The Wall Street Journal, though, has always seemed to me the exception: staffed by experienced financial journalists who know their stuff, The Journal generally gets it right. That’s why I was particularly dismayed to read the August 12 WSJ editorial entitled “The Borzi Savings Bomb,” with the tagline: “An Obama appointee concocts a fictional crisis that will have real costs.” Apparently, in today’s highly charged political environment, even The Journal editorial staff is unable to look beyond partisanship to examine an important issue on its merits alone.

As the title and tagline suggest, WSJ editors are upset with Assistant Labor Secretary Phyllis Borzi’s attempt to provide IRA investors with the same protections that other retirement savers have in pension plans including defined benefit plans, 401(k)s, and 403(b)s. The fact that they don’t is only because IRAs weren’t around when the DOL wrote its ERISA regs for other plans. Borzi and her Employee Benefits Security Administration (EBSA) is simply trying to rectify this omission.

But to hear The Journal tell it, Borzi’s plan caused “bipartisan horror” in the House of Representatives, when she described the DOL’s intention “to broaden the definition of ‘fiduciary’ and submit a large swathe of investment advisers, brokers, and other to more regulation and legal liability.” What’s more, in the Journal’s view, compelling IRA advisors to put their clients’ interests first would have myriad other dire consequences, too: “Brokers would have to weigh the cost of higher regulatory compliance against staying in the business. Investors would pay more for trades and advice and have fewer investment choices. Investment educational seminars would likely halt in many cases, lest organizers think they’ll be held liable as a fiduciary for giving general investment advice.”

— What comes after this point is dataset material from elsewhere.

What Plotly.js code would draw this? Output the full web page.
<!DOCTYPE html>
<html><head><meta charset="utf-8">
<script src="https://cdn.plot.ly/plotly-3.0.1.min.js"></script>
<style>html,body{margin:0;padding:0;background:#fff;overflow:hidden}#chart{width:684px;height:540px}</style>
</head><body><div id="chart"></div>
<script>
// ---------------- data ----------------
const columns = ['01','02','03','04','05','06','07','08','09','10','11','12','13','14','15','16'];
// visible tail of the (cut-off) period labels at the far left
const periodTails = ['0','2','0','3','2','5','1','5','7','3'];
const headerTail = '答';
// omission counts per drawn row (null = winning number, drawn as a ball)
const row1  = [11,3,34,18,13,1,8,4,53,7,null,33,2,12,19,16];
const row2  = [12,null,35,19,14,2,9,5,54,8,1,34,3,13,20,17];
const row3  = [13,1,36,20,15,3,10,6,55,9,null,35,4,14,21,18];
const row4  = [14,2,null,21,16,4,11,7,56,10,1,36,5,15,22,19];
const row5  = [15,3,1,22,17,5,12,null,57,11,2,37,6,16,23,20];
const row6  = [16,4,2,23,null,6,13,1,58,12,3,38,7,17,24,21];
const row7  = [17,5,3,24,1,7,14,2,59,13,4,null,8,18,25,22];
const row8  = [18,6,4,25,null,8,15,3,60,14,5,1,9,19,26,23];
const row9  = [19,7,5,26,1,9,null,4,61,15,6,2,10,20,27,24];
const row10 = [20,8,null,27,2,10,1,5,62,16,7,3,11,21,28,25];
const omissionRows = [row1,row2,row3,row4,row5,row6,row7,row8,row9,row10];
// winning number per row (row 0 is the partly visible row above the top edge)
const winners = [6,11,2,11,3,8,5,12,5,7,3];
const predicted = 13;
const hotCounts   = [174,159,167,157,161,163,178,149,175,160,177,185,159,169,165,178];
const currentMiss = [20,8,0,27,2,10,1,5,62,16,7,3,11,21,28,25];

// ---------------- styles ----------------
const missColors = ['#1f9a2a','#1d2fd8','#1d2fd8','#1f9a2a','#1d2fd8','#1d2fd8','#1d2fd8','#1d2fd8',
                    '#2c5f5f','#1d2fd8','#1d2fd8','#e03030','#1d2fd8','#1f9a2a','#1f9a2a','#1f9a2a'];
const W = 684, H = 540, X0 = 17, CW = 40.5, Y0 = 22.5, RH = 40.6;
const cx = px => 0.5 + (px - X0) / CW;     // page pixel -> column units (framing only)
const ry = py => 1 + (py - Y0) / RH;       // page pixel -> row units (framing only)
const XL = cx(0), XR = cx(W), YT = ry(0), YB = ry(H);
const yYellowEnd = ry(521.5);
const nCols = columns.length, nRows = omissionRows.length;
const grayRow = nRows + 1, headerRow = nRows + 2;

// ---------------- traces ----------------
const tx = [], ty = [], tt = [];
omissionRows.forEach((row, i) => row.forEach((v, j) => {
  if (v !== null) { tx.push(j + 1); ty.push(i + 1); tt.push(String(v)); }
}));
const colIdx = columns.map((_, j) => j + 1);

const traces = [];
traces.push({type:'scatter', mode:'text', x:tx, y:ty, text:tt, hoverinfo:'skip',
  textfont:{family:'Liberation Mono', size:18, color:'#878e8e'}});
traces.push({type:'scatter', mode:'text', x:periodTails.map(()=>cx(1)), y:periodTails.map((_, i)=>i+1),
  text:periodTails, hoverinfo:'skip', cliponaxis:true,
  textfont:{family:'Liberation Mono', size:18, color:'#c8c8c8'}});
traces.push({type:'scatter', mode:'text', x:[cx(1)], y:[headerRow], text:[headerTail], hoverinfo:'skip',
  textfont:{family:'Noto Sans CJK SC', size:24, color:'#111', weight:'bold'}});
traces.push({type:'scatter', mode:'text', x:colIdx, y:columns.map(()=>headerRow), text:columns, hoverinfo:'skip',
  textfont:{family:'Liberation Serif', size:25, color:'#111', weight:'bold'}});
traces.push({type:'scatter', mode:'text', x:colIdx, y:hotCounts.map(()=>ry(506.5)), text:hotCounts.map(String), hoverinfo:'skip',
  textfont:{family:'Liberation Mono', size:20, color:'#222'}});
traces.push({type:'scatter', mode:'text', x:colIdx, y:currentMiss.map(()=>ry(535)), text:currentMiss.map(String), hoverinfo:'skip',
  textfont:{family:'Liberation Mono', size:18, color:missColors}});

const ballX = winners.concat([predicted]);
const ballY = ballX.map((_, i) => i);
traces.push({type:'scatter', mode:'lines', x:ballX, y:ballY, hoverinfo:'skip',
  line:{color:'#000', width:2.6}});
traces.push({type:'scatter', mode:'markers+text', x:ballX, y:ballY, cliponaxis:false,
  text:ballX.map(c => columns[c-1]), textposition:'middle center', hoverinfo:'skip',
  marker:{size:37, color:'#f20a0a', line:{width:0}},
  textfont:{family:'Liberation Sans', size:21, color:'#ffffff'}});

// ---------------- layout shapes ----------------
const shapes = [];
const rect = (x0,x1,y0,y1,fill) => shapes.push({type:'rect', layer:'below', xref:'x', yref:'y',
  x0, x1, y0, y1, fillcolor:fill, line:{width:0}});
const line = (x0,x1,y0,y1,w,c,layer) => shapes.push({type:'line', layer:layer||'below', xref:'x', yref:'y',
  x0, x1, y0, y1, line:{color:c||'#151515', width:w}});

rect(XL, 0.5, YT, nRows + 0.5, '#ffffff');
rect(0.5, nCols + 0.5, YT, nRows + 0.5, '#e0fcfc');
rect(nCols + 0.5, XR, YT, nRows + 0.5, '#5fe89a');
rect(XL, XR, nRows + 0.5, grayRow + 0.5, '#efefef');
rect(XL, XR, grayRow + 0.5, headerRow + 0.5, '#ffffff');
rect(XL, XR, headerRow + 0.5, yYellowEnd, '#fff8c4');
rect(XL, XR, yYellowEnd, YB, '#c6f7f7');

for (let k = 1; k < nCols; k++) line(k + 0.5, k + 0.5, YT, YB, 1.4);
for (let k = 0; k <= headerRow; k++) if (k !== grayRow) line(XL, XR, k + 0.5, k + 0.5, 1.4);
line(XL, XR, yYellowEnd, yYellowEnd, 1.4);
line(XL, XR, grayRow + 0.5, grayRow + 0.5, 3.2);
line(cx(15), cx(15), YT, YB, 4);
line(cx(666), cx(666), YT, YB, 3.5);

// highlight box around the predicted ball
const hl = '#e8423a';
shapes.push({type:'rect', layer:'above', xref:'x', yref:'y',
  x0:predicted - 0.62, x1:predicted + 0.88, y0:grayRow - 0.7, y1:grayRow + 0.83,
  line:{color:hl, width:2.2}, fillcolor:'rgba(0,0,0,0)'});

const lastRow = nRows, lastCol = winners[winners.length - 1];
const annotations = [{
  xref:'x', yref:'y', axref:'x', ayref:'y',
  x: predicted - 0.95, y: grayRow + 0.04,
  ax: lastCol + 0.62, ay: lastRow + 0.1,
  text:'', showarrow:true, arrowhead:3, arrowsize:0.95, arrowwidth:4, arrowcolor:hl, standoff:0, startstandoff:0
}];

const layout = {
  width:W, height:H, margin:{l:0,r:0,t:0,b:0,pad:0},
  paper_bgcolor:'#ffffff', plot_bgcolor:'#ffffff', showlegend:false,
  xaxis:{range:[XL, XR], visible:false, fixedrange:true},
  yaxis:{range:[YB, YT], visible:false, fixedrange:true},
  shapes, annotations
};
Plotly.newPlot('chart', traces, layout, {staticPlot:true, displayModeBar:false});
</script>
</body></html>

My heavens. I’m surprised The Journal didn’t also suggest that Social Security would become insolvent, the housing market would collapse, and the economy would go into recession. Oh, wait, that’s already happened, hasn’t it? In response to the WSJ’s claims of impending doom, Borzi calmly and rightly cited “widespread conflicts of interest in the marketplace for retirement advisory services, adding: ‘There is a great deal of evidence that these conflicts have resulted in lower returns and higher fees for retirement investors, as reflected in the Department’s own investigations and cases, SEC and GAO reports, published securities cases, academic literature and other sources.”

Now, here’s the interesting part: The Journal editors don’t deny any of the DOL’s claims. In fact, they seemed to agree that the unmitigated conflicts of interest arising from the lack of a fiduciary duty to IRA investors does result in lower returns and higher fees, and essentially responded: “So what?”.

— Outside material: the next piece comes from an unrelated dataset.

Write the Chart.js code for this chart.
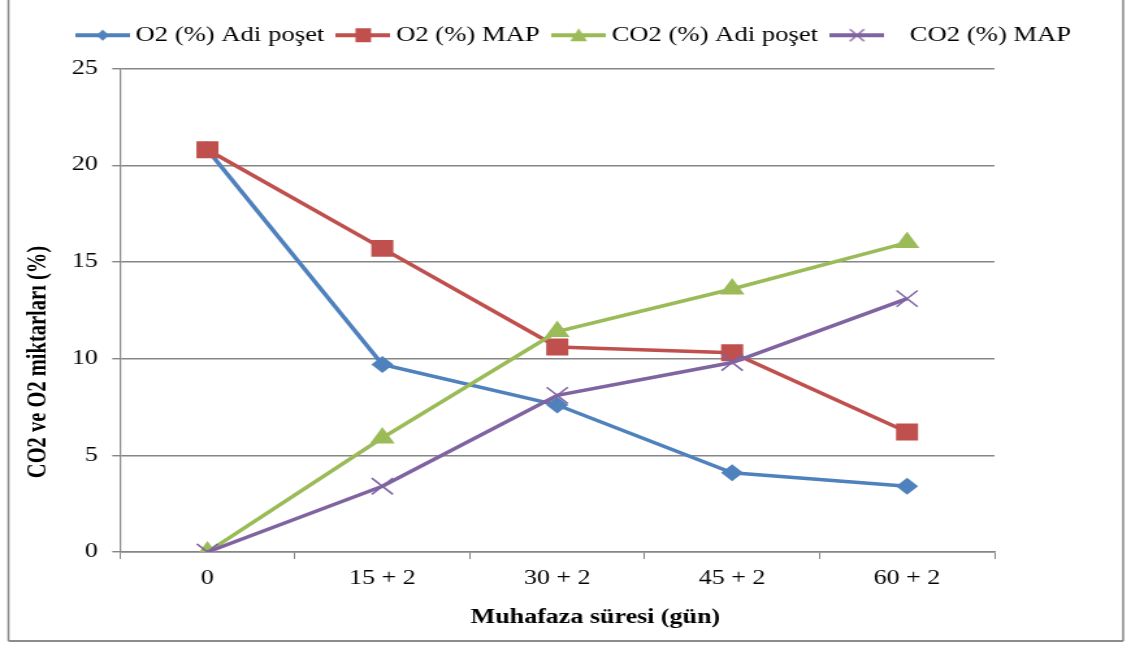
<!DOCTYPE html>
<html>
<head>
<meta charset="utf-8">
<script src="https://cdn.jsdelivr.net/npm/chart.js@4.4.1/dist/chart.umd.min.js"></script>
<style>
  html, body { margin: 0; padding: 0; background: #fff; overflow: hidden; }
  /* orijinal görsel yatayda gerilmiş; aynı oranla çiziyoruz */
  #wrap { width: 870px; height: 646px; transform: scaleX(1.3); transform-origin: 0 0; }
</style>
</head>
<body>
<div id="wrap"><canvas id="chart" width="870" height="646"></canvas></div>
<script>
// veriler
const categories = ["0", "15 + 2", "30 + 2", "45 + 2", "60 + 2"];
const o2Adi = [20.8, 9.7, 7.6, 4.1, 3.4];
const o2Map = [20.8, 15.7, 10.6, 10.3, 6.2];
const co2Adi = [0, 5.9, 11.4, 13.6, 16.0];
const co2Map = [0, 3.4, 8.1, 9.8, 13.1];
const yMin = 0;
const yMax = 25;
const yStep = 5;
const xTitle = "Muhafaza süresi (gün)";
const yTitle = "CO2 ve O2 miktarları (%)";

const FONT = "'Liberation Serif', 'Times New Roman', serif";
const GRID = "#868686";

// legend simgesi: çizgi + işaretçi
function legendIcon(color, style) {
  const c = document.createElement("canvas");
  c.width = 42;
  c.height = 16;
  const ctx = c.getContext("2d");
  const cx = 21, cy = 8;
  ctx.strokeStyle = color;
  ctx.fillStyle = color;
  ctx.lineWidth = 4;
  ctx.beginPath();
  ctx.moveTo(0, cy);
  ctx.lineTo(42, cy);
  ctx.stroke();
  ctx.beginPath();
  if (style === "diamond") {
    ctx.moveTo(cx - 5, cy);
    ctx.lineTo(cx, cy - 5.5);
    ctx.lineTo(cx + 5, cy);
    ctx.lineTo(cx, cy + 5.5);
    ctx.closePath();
    ctx.fill();
  } else if (style === "square") {
    ctx.rect(cx - 6, cy - 7, 12, 14);
    ctx.fill();
  } else if (style === "triangle") {
    ctx.moveTo(cx, cy - 7);
    ctx.lineTo(cx + 6.5, cy + 6);
    ctx.lineTo(cx - 6.5, cy + 6);
    ctx.closePath();
    ctx.fill();
  } else {
    ctx.lineWidth = 1.3;
    ctx.moveTo(cx - 5.5, cy - 6);
    ctx.lineTo(cx + 5.5, cy + 6);
    ctx.moveTo(cx + 5.5, cy - 6);
    ctx.lineTo(cx - 5.5, cy + 6);
    ctx.stroke();
  }
  return c;
}

const icons = [
  legendIcon("#4F81BD", "diamond"),
  legendIcon("#C0504D", "square"),
  legendIcon("#9BBB59", "triangle"),
  legendIcon("#8064A2", "cross"),
];

// legend'i orijinaldeki yerine kaydır
const legendShift = {
  id: "legendShift",
  afterLayout(chart) {
    const lg = chart.legend;
    if (!lg) return;
    lg.left += 5;
    lg.right += 5;
    lg.top -= 13;
    lg.bottom -= 13;
  },
};

// eksen başlıkları + dış çerçeve
const decorPlugin = {
  id: "decor",
  afterDraw(chart) {
    const ctx = chart.ctx;
    ctx.save();
    ctx.fillStyle = "#000";
    ctx.font = "bold 20px " + FONT;
    ctx.textAlign = "center";
    ctx.textBaseline = "middle";
    ctx.fillText(xTitle, 458, 618);
    ctx.translate(30, 362);
    ctx.rotate(-Math.PI / 2);
    ctx.font = "bold 20.5px " + FONT;
    ctx.fillText(yTitle, 0, 0);
    ctx.restore();

    ctx.save();
    ctx.strokeStyle = "#8c8c8c";
    ctx.lineWidth = 1.6;
    ctx.beginPath();
    ctx.moveTo(6.5, 0);
    ctx.lineTo(6.5, 641);
    ctx.moveTo(864, 0);
    ctx.lineTo(864, 641);
    ctx.stroke();
    ctx.lineWidth = 2.2;
    ctx.beginPath();
    ctx.moveTo(6.5, 641);
    ctx.lineTo(864, 641);
    ctx.stroke();
    ctx.restore();
  },
};

function line(label, data, color, style, radius, order) {
  return {
    label,
    data,
    borderColor: color,
    backgroundColor: color,
    borderWidth: 3.5,
    pointStyle: style,
    pointRadius: radius,
    pointBorderWidth: style === "crossRot" ? 1.5 : 0,
    pointBackgroundColor: color,
    pointBorderColor: color,
    tension: 0,
    order,
  };
}

new Chart(document.getElementById("chart"), {
  type: "line",
  data: {
    labels: categories,
    datasets: [
      line("O2 (%) Adi poşet", o2Adi, "#4F81BD", "rectRot", 8.5, 4),
      line("O2 (%) MAP", o2Map, "#C0504D", "rect", 12, 3),
      line("CO2 (%) Adi poşet", co2Adi, "#9BBB59", "triangle", 11, 2),
      line("   CO2 (%) MAP", co2Map, "#8064A2", "crossRot", 11.5, 1),
    ],
  },
  options: {
    responsive: false,
    animation: false,
    layout: { padding: { left: 8, right: 0, top: 23, bottom: 6 } },
    plugins: {
      tooltip: { enabled: false },
      legend: {
        position: "top",
        labels: {
          usePointStyle: true,
          pointStyleWidth: 30,
          padding: 15,
          color: "#000",
          font: { family: FONT, size: 20.5 },
          generateLabels(chart) {
            return chart.data.datasets.map((ds, i) => ({
              text: ds.label,
              pointStyle: icons[i],
              fillStyle: ds.borderColor,
              strokeStyle: ds.borderColor,
              lineWidth: 0,
              hidden: false,
              datasetIndex: i,
              fontColor: "#000",
            }));
          },
        },
      },
    },
    scales: {
      x: {
        offset: true,
        grid: {
          offset: true,
          drawOnChartArea: false,
          drawTicks: true,
          tickLength: 7,
          color: GRID,
        },
        border: { display: true, color: GRID, width: 1.5 },
        ticks: {
          color: "#000",
          padding: 8,
          font: { family: FONT, size: 20 },
        },
        afterFit(scale) {
          scale.height = 88;
        },
      },
      y: {
        min: yMin,
        max: yMax,
        ticks: {
          stepSize: yStep,
          color: "#000",
          padding: 11,
          font: { family: FONT, size: 20 },
        },
        grid: {
          color: GRID,
          lineWidth: 1.4,
          tickLength: 6,
        },
        border: { display: true, color: GRID, width: 1.2 },
        afterFit(scale) {
          scale.width = 84.3;
        },
      },
      // sağdaki boşluk için görünmez eksen
      yRight: {
        position: "right",
        display: true,
        min: yMin,
        max: yMax,
        ticks: { display: false },
        grid: { display: false, drawTicks: false },
        border: { display: false },
        afterFit(scale) {
          scale.width = 105;
        },
      },
    },
  },
  plugins: [legendShift, decorPlugin],
});
</script>
</body>
</html>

“Lower returns don’t necessarily mean that investors were systematically cheated” The Journal replied. “Ms. Borzi and her bureaucratic minions haven’t produced a single, serious economic study that shows widespread fraud or malfeasance in the retirement savings industry.”

Can this really be The Wall Street Journal’s position? And does it capture the position of the securities industry as a whole? That advisors and their firms taking advantage of unsophisticated retirement investors by overcharging them and selling them poorly performing investments isn’t really a problem? That advisors have to be doing a Bernie Madoff before the regulators should do anything about it?

The Best Argument for a Fiduciary Standard?

This editorial is the best argument that I’ve seen yet for why all financial advisors who deal with retail customers should be subject to a fiduciary standard: The economic conflicts of charging too much and performing too little are just too powerful to be left to the good will of the financial services industry. Every professional financial advisor should keep copies of this editorial on their desks, and hand them out to every client and prospective client, saying simply: “If you care about reasonable fees and good performance, this is why it’s important for your advisor to have a fiduciary duty to you.”